The problem of mismatched decoding with an additive metric $q$ for a discrete memoryless channel $W$ is addressed. The "product-space" improvement of the random coding lower bound on the mismatch capacity, $C_q^{(\infty)}(W)$, was introduced by Csisz\'ar and Narayan. We study two kinds of decoders. The {\it $\delta$-margin mismatched decoder} outputs a message whose metric with the channel output exceeds that of all the other codewords by at least $\delta$. The {\it $\tau$-threshold decoder} outputs a single message whose metric with the channel output exceeds a threshold $\tau$. Both decoders declare an error if they fail to find a message that meets the requirement. It is assumed that $q$ is bounded. It is proved that $C_q^{(\infty)}(W)$ is equal to the mismatch capacity with a constant margin decoder.
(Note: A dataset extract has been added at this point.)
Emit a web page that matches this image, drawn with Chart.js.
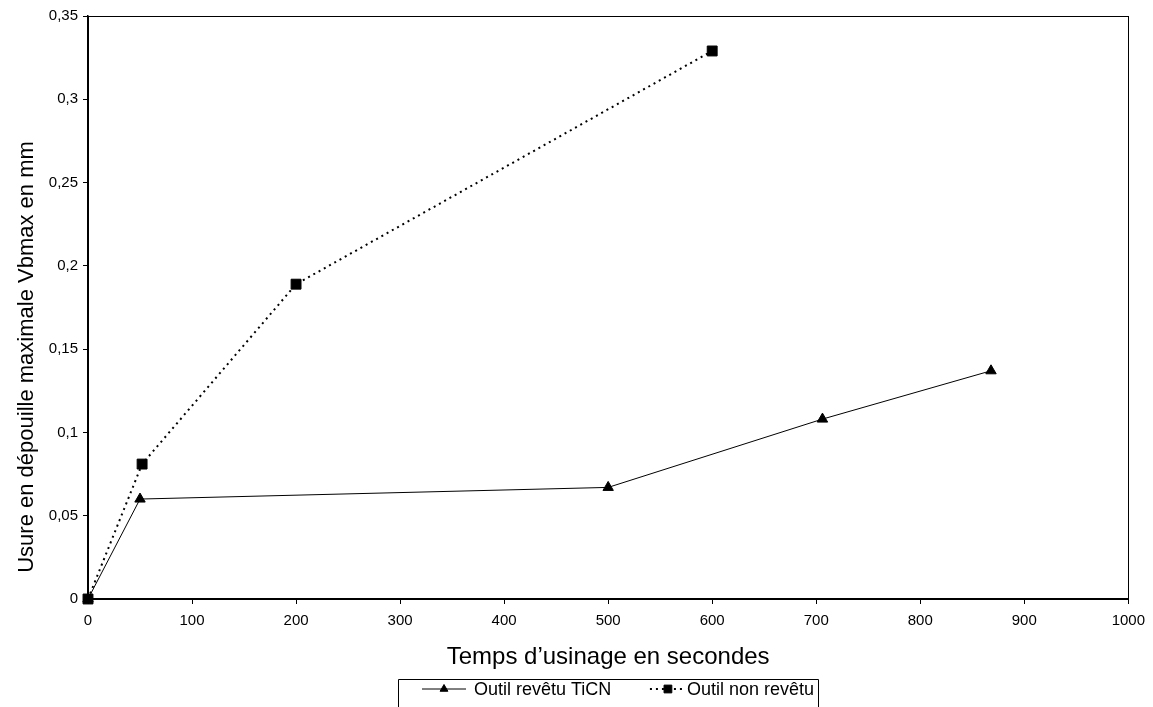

We next consider sequences of $P$-constant composition codebooks, whose empirical distribution of the codewords are at least $o(n^{-1/2})$ close in the $L_1$ distance sense to $P$. Using the Central Limit Theorem, it is shown that for such sequences of codebooks the supremum of achievable rates with constant threshold decoding is upper bounded by the supremum of the achievable rates with a constant margin decoder, and therefore also by $C_q^{(\infty)}(W)$. Further, a soft converse is proved stating that if the average probability of error of a sequence of codebooks converges to zero sufficiently fast, the rate of the code sequence is upper bounded by $C_q^{(\infty)}(W)$. In particular, if $q$ is a bounded rational metric, and the average probability of error converges to zero faster than $O(n^{-1})$, then $R\leq C_q^{(\infty)}(W)$. Finally, a max-min multi-letter upper bound on the mismatch capacity that bears some resemblance to $C_q^{(\infty)}(W)$ is presented.